Collected data:
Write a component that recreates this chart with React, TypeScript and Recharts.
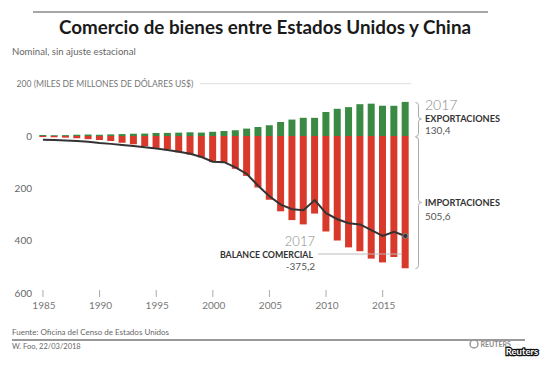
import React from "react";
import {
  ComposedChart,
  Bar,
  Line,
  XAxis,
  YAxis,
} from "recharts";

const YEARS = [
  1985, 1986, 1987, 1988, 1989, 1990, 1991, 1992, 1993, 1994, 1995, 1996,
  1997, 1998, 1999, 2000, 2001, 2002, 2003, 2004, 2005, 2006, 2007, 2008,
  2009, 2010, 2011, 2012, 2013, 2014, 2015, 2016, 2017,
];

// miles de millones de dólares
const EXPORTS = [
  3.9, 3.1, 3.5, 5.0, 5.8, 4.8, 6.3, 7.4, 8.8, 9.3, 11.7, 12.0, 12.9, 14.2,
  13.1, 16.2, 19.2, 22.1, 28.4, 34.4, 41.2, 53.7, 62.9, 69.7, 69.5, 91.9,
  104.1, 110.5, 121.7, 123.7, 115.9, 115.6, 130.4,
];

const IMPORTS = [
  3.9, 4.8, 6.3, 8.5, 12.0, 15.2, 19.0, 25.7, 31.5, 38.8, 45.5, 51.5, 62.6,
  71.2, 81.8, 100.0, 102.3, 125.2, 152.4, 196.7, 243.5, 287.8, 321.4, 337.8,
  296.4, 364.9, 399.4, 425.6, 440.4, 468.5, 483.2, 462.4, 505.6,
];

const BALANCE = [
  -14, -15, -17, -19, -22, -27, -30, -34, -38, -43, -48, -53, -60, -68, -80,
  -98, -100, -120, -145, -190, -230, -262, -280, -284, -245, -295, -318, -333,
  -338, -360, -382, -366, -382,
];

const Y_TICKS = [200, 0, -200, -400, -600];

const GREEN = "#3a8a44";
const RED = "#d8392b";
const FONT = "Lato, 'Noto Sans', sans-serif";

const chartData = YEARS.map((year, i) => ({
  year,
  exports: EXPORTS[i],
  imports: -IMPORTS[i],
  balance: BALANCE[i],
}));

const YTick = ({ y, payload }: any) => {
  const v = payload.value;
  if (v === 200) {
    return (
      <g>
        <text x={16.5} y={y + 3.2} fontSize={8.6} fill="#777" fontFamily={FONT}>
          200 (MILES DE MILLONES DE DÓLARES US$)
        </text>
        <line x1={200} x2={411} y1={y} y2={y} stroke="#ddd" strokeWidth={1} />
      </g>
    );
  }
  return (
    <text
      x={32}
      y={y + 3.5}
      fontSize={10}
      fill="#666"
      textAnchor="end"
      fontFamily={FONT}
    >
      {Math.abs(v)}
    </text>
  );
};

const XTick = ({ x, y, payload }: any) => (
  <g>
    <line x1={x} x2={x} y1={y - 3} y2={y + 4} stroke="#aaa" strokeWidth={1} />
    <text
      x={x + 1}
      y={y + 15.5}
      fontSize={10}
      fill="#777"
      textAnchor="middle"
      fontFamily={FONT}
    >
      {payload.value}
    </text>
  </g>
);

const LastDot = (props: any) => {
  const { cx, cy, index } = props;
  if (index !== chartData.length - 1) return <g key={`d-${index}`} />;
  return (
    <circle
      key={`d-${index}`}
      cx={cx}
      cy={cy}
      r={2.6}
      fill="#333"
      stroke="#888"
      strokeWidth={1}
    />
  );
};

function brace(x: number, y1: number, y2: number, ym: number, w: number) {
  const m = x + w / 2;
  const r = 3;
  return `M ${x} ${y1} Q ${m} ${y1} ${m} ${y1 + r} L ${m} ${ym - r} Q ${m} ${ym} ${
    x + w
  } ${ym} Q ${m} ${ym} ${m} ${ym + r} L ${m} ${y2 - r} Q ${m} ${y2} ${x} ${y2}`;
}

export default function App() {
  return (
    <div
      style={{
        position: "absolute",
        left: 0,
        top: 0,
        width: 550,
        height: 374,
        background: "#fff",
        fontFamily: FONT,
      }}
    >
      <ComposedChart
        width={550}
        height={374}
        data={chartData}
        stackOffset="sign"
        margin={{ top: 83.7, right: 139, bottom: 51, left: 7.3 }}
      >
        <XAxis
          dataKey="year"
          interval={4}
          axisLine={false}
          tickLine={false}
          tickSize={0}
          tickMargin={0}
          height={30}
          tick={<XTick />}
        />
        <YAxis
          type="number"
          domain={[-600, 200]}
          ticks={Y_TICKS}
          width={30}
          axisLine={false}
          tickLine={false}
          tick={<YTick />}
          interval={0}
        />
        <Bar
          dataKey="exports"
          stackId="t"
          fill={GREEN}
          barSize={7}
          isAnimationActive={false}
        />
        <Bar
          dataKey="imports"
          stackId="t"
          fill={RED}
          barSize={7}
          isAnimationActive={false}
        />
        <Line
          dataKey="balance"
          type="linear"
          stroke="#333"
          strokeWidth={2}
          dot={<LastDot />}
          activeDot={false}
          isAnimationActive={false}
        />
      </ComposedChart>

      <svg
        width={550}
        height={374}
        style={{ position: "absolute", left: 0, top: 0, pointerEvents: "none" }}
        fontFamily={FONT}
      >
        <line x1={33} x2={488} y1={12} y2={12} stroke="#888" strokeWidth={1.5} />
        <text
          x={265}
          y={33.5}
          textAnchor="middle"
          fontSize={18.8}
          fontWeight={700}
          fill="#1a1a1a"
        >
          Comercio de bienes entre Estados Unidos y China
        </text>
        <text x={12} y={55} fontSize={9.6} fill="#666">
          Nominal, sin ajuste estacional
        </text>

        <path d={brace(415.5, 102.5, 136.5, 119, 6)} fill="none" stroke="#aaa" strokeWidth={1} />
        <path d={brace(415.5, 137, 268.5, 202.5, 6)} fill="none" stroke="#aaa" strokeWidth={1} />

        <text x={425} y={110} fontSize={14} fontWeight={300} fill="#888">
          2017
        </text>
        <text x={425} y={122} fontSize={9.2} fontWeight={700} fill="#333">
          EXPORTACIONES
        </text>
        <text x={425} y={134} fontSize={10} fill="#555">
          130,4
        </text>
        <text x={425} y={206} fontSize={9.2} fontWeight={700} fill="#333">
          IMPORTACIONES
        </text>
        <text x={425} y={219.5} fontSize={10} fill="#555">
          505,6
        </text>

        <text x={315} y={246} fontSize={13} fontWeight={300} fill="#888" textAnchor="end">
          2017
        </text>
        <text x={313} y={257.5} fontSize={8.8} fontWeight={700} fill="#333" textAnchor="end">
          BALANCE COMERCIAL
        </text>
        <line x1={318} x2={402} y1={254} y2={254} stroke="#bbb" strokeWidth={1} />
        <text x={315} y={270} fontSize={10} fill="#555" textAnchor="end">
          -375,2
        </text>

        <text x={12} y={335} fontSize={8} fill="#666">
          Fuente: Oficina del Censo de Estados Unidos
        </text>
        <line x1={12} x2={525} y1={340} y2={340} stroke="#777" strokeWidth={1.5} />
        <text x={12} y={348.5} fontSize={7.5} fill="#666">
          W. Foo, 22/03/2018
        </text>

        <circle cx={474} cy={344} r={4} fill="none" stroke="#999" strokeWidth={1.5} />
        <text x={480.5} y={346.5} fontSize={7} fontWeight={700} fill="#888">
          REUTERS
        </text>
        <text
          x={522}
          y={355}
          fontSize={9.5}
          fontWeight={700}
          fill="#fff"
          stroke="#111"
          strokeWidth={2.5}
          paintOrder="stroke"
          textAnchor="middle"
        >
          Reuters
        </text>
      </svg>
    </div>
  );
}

Work to do: Copy out all of the data word for word. Do not carry over any picture.

Output of the task:
Write a component that recreates this chart with React, TypeScript and Recharts.
import React from "react";
import {
  ComposedChart,
  Bar,
  Line,
  XAxis,
  YAxis,
} from "recharts";

const YEARS = [
  1985, 1986, 1987, 1988, 1989, 1990, 1991, 1992, 1993, 1994, 1995, 1996,
  1997, 1998, 1999, 2000, 2001, 2002, 2003, 2004, 2005, 2006, 2007, 2008,
  2009, 2010, 2011, 2012, 2013, 2014, 2015, 2016, 2017,
];

// miles de millones de dólares
const EXPORTS = [
  3.9, 3.1, 3.5, 5.0, 5.8, 4.8, 6.3, 7.4, 8.8, 9.3, 11.7, 12.0, 12.9, 14.2,
  13.1, 16.2, 19.2, 22.1, 28.4, 34.4, 41.2, 53.7, 62.9, 69.7, 69.5, 91.9,
  104.1, 110.5, 121.7, 123.7, 115.9, 115.6, 130.4,
];

const IMPORTS = [
  3.9, 4.8, 6.3, 8.5, 12.0, 15.2, 19.0, 25.7, 31.5, 38.8, 45.5, 51.5, 62.6,
  71.2, 81.8, 100.0, 102.3, 125.2, 152.4, 196.7, 243.5, 287.8, 321.4, 337.8,
  296.4, 364.9, 399.4, 425.6, 440.4, 468.5, 483.2, 462.4, 505.6,
];

const BALANCE = [
  -14, -15, -17, -19, -22, -27, -30, -34, -38, -43, -48, -53, -60, -68, -80,
  -98, -100, -120, -145, -190, -230, -262, -280, -284, -245, -295, -318, -333,
  -338, -360, -382, -366, -382,
];

const Y_TICKS = [200, 0, -200, -400, -600];

const GREEN = "#3a8a44";
const RED = "#d8392b";
const FONT = "Lato, 'Noto Sans', sans-serif";

const chartData = YEARS.map((year, i) => ({
  year,
  exports: EXPORTS[i],
  imports: -IMPORTS[i],
  balance: BALANCE[i],
}));

const YTick = ({ y, payload }: any) => {
  const v = payload.value;
  if (v === 200) {
    return (
      <g>
        <text x={16.5} y={y + 3.2} fontSize={8.6} fill="#777" fontFamily={FONT}>
          200 (MILES DE MILLONES DE DÓLARES US$)
        </text>
        <line x1={200} x2={411} y1={y} y2={y} stroke="#ddd" strokeWidth={1} />
      </g>
    );
  }
  return (
    <text
      x={32}
      y={y + 3.5}
      fontSize={10}
      fill="#666"
      textAnchor="end"
      fontFamily={FONT}
    >
      {Math.abs(v)}
    </text>
  );
};

const XTick = ({ x, y, payload }: any) => (
  <g>
    <line x1={x} x2={x} y1={y - 3} y2={y + 4} stroke="#aaa" strokeWidth={1} />
    <text
      x={x + 1}
      y={y + 15.5}
      fontSize={10}
      fill="#777"
      textAnchor="middle"
      fontFamily={FONT}
    >
      {payload.value}
    </text>
  </g>
);

const LastDot = (props: any) => {
  const { cx, cy, index } = props;
  if (index !== chartData.length - 1) return <g key={`d-${index}`} />;
  return (
    <circle
      key={`d-${index}`}
      cx={cx}
      cy={cy}
      r={2.6}
      fill="#333"
      stroke="#888"
      strokeWidth={1}
    />
  );
};

function brace(x: number, y1: number, y2: number, ym: number, w: number) {
  const m = x + w / 2;
  const r = 3;
  return `M ${x} ${y1} Q ${m} ${y1} ${m} ${y1 + r} L ${m} ${ym - r} Q ${m} ${ym} ${
    x + w
  } ${ym} Q ${m} ${ym} ${m} ${ym + r} L ${m} ${y2 - r} Q ${m} ${y2} ${x} ${y2}`;
}

export default function App() {
  return (
    <div
      style={{
        position: "absolute",
        left: 0,
        top: 0,
        width: 550,
        height: 374,
        background: "#fff",
        fontFamily: FONT,
      }}
    >
      <ComposedChart
        width={550}
        height={374}
        data={chartData}
        stackOffset="sign"
        margin={{ top: 83.7, right: 139, bottom: 51, left: 7.3 }}
      >
        <XAxis
          dataKey="year"
          interval={4}
          axisLine={false}
          tickLine={false}
          tickSize={0}
          tickMargin={0}
          height={30}
          tick={<XTick />}
        />
        <YAxis
          type="number"
          domain={[-600, 200]}
          ticks={Y_TICKS}
          width={30}
          axisLine={false}
          tickLine={false}
          tick={<YTick />}
          interval={0}
        />
        <Bar
          dataKey="exports"
          stackId="t"
          fill={GREEN}
          barSize={7}
          isAnimationActive={false}
        />
        <Bar
          dataKey="imports"
          stackId="t"
          fill={RED}
          barSize={7}
          isAnimationActive={false}
        />
        <Line
          dataKey="balance"
          type="linear"
          stroke="#333"
          strokeWidth={2}
          dot={<LastDot />}
          activeDot={false}
          isAnimationActive={false}
        />
      </ComposedChart>

      <svg
        width={550}
        height={374}
        style={{ position: "absolute", left: 0, top: 0, pointerEvents: "none" }}
        fontFamily={FONT}
      >
        <line x1={33} x2={488} y1={12} y2={12} stroke="#888" strokeWidth={1.5} />
        <text
          x={265}
          y={33.5}
          textAnchor="middle"
          fontSize={18.8}
          fontWeight={700}
          fill="#1a1a1a"
        >
          Comercio de bienes entre Estados Unidos y China
        </text>
        <text x={12} y={55} fontSize={9.6} fill="#666">
          Nominal, sin ajuste estacional
        </text>

        <path d={brace(415.5, 102.5, 136.5, 119, 6)} fill="none" stroke="#aaa" strokeWidth={1} />
        <path d={brace(415.5, 137, 268.5, 202.5, 6)} fill="none" stroke="#aaa" strokeWidth={1} />

        <text x={425} y={110} fontSize={14} fontWeight={300} fill="#888">
          2017
        </text>
        <text x={425} y={122} fontSize={9.2} fontWeight={700} fill="#333">
          EXPORTACIONES
        </text>
        <text x={425} y={134} fontSize={10} fill="#555">
          130,4
        </text>
        <text x={425} y={206} fontSize={9.2} fontWeight={700} fill="#333">
          IMPORTACIONES
        </text>
        <text x={425} y={219.5} fontSize={10} fill="#555">
          505,6
        </text>

        <text x={315} y={246} fontSize={13} fontWeight={300} fill="#888" textAnchor="end">
          2017
        </text>
        <text x={313} y={257.5} fontSize={8.8} fontWeight={700} fill="#333" textAnchor="end">
          BALANCE COMERCIAL
        </text>
        <line x1={318} x2={402} y1={254} y2={254} stroke="#bbb" strokeWidth={1} />
        <text x={315} y={270} fontSize={10} fill="#555" textAnchor="end">
          -375,2
        </text>

        <text x={12} y={335} fontSize={8} fill="#666">
          Fuente: Oficina del Censo de Estados Unidos
        </text>
        <line x1={12} x2={525} y1={340} y2={340} stroke="#777" strokeWidth={1.5} />
        <text x={12} y={348.5} fontSize={7.5} fill="#666">
          W. Foo, 22/03/2018
        </text>

        <circle cx={474} cy={344} r={4} fill="none" stroke="#999" strokeWidth={1.5} />
        <text x={480.5} y={346.5} fontSize={7} fontWeight={700} fill="#888">
          REUTERS
        </text>
        <text
          x={522}
          y={355}
          fontSize={9.5}
          fontWeight={700}
          fill="#fff"
          stroke="#111"
          strokeWidth={2.5}
          paintOrder="stroke"
          textAnchor="middle"
        >
          Reuters
        </text>
      </svg>
    </div>
  );
}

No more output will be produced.